_SET TASK:_
Go through the entries and count the lines with the string "this" in them. Give only that number.

_GIVEN ENTRIES:_
────────────────────────────────────────
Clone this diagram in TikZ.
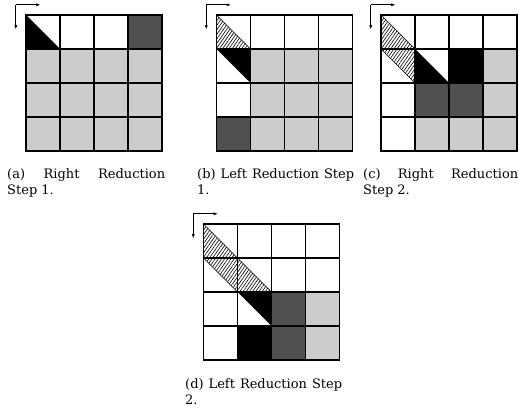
────────────────────────────────────────
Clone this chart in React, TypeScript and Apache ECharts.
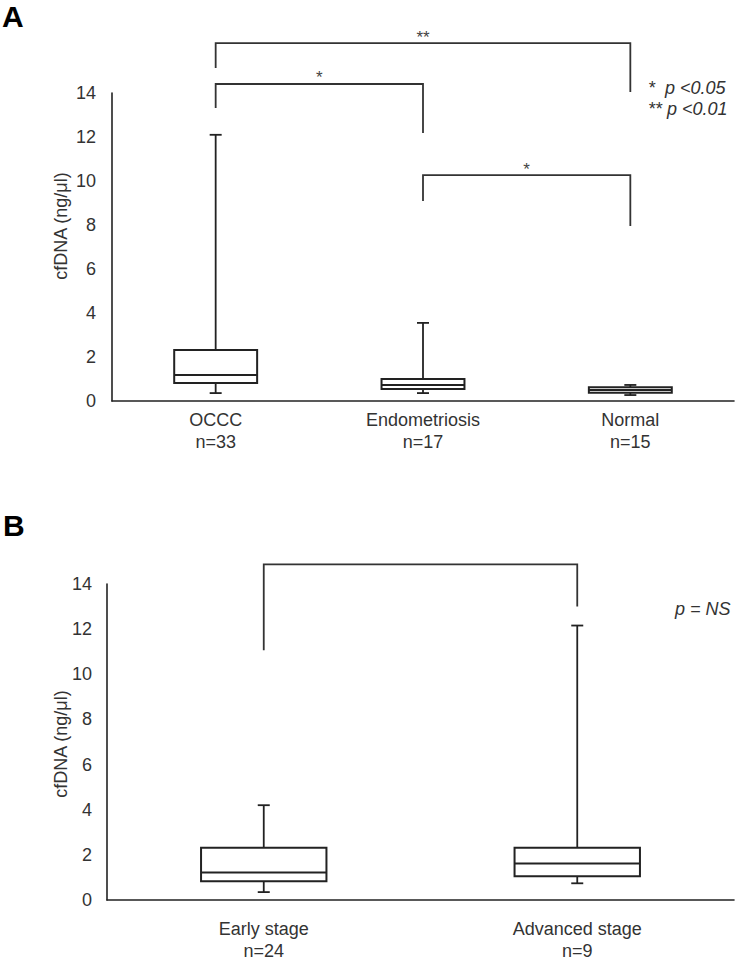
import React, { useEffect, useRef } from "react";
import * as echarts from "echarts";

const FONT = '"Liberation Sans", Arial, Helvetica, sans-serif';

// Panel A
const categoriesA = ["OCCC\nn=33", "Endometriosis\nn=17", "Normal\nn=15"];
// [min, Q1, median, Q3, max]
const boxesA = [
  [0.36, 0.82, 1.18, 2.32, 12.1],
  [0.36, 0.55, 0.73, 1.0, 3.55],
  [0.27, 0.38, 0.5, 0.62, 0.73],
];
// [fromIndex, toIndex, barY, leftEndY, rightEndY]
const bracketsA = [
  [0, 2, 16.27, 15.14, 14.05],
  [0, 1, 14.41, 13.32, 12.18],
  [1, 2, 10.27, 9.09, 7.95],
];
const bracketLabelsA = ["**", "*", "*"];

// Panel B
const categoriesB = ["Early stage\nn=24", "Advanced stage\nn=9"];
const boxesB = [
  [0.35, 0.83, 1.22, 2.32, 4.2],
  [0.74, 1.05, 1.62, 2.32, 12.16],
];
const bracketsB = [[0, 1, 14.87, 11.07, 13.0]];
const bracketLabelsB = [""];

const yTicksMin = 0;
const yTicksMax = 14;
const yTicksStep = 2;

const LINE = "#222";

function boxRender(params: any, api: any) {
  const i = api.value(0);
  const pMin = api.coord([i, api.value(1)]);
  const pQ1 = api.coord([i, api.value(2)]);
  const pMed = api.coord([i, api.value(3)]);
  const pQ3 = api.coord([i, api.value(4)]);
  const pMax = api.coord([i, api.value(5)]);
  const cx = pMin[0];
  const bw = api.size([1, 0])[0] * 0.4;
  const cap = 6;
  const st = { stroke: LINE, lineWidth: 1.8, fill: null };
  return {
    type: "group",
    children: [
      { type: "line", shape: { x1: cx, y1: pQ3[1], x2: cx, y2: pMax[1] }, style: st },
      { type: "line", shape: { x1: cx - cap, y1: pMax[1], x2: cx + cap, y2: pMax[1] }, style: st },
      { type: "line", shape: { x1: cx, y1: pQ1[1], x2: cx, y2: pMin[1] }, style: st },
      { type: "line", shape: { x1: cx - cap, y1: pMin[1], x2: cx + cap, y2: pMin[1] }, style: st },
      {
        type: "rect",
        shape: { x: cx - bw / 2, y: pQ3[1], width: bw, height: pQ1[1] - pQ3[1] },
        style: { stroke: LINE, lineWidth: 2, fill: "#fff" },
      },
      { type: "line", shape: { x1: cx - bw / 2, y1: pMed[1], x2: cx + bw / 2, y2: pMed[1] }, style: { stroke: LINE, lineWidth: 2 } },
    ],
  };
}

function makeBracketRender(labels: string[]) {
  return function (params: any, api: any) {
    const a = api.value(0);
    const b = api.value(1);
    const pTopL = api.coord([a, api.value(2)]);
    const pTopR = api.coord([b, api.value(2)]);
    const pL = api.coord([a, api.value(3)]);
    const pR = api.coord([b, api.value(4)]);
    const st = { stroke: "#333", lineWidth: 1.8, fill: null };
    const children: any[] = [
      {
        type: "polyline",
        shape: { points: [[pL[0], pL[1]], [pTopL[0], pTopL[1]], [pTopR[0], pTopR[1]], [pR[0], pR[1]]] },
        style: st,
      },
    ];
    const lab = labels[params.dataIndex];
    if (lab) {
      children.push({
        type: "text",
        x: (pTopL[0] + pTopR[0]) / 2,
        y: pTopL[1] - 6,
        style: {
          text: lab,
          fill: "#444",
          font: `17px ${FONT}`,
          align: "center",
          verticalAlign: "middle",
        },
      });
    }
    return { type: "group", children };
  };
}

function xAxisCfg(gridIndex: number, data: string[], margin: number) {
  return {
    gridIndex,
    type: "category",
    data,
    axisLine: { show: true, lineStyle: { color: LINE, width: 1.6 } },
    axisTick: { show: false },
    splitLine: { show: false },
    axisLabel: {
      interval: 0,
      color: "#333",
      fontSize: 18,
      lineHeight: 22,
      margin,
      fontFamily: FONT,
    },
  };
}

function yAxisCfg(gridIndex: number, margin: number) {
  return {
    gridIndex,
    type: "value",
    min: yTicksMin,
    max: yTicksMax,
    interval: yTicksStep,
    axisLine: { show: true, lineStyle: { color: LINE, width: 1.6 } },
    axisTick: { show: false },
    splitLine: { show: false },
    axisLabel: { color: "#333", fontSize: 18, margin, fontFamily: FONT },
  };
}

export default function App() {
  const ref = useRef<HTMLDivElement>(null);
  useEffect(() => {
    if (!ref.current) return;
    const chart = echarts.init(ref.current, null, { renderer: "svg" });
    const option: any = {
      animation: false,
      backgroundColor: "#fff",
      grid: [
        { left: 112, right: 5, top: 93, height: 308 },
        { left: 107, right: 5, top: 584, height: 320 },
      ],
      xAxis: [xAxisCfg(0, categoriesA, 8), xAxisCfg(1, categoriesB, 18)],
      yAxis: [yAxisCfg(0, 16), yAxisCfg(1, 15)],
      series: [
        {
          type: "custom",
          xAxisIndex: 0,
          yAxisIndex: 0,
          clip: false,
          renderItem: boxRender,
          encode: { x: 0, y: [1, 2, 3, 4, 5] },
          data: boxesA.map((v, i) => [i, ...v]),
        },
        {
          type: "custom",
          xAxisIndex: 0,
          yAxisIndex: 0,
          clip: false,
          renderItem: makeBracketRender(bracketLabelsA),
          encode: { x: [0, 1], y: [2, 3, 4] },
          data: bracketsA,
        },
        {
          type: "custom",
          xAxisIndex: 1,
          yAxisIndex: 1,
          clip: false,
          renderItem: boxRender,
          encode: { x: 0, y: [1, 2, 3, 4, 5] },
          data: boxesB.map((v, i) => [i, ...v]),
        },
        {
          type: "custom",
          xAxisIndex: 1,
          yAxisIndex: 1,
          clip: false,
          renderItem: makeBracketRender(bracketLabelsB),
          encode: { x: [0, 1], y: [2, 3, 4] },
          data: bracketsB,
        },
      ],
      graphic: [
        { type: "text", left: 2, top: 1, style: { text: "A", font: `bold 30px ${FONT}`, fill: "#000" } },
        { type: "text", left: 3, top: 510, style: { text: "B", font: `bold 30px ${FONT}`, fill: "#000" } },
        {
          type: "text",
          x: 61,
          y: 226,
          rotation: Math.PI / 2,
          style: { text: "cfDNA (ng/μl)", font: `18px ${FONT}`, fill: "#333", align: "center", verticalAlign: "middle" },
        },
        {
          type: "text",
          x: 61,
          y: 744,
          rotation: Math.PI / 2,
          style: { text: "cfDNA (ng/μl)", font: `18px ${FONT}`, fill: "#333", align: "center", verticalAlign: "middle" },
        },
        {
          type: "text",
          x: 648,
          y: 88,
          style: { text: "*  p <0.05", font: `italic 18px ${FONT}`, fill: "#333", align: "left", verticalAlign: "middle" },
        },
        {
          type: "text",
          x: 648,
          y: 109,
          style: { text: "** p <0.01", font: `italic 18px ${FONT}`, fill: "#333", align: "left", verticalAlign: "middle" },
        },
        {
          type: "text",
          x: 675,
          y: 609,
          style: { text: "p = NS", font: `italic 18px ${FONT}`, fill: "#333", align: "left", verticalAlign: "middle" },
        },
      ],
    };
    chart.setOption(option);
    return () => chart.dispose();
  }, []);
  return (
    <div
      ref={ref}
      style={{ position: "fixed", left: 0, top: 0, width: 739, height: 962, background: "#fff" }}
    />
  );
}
────────────────────────────────────────
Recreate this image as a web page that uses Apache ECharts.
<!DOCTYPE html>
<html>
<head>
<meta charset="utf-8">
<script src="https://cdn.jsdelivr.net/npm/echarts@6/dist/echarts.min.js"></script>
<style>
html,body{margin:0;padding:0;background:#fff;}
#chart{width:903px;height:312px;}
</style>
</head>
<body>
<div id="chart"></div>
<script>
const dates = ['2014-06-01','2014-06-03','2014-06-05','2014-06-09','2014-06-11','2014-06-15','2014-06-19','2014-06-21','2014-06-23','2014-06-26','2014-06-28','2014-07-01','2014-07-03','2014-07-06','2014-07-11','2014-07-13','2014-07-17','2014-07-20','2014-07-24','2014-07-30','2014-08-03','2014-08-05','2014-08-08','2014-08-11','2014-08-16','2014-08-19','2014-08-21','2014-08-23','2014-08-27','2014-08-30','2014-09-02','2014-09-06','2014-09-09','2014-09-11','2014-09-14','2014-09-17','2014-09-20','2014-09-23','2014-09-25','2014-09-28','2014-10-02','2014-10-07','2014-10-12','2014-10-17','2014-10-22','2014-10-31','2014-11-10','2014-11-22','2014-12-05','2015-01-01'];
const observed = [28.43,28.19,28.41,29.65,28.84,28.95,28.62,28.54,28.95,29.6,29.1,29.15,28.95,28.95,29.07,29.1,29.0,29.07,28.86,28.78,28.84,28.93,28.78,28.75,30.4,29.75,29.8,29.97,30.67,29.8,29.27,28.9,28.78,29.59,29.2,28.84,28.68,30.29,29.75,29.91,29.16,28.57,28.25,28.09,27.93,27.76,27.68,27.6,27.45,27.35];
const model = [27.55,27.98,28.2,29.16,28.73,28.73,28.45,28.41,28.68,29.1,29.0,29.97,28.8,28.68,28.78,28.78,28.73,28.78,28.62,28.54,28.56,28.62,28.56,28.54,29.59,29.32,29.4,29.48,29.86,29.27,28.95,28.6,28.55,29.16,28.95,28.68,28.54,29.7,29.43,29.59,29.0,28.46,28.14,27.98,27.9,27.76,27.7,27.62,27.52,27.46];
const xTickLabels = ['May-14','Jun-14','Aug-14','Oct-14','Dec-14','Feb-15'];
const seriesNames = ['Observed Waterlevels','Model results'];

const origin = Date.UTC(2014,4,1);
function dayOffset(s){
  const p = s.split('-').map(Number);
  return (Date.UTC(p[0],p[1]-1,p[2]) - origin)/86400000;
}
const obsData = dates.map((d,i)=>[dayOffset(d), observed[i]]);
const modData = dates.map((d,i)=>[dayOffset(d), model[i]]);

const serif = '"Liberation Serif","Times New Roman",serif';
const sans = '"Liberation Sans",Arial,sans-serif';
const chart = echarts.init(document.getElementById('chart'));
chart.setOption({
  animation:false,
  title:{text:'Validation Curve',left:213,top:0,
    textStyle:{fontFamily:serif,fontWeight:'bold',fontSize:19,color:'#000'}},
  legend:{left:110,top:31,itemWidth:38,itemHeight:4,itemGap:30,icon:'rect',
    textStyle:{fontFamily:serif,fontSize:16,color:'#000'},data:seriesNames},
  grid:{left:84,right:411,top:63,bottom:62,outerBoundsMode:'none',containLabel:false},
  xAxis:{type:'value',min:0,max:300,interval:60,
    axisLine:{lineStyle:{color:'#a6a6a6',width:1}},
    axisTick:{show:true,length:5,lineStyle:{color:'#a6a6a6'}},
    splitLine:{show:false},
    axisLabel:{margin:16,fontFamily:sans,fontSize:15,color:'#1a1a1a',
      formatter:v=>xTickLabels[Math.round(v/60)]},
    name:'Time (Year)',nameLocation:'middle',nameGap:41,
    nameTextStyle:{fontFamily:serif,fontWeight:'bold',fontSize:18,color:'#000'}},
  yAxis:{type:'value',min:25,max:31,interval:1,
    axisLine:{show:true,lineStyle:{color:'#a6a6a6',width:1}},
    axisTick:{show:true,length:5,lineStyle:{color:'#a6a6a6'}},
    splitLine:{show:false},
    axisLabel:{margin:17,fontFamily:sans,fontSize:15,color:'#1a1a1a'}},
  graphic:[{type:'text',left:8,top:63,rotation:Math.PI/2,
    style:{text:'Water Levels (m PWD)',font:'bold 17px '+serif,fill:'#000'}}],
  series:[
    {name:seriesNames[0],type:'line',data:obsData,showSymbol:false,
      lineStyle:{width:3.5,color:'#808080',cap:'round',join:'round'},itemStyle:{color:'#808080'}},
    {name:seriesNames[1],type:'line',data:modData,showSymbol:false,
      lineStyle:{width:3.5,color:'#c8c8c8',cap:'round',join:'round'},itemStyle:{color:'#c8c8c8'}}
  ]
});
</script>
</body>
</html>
────────────────────────────────────────
_SOLVED PROBLEM:_
3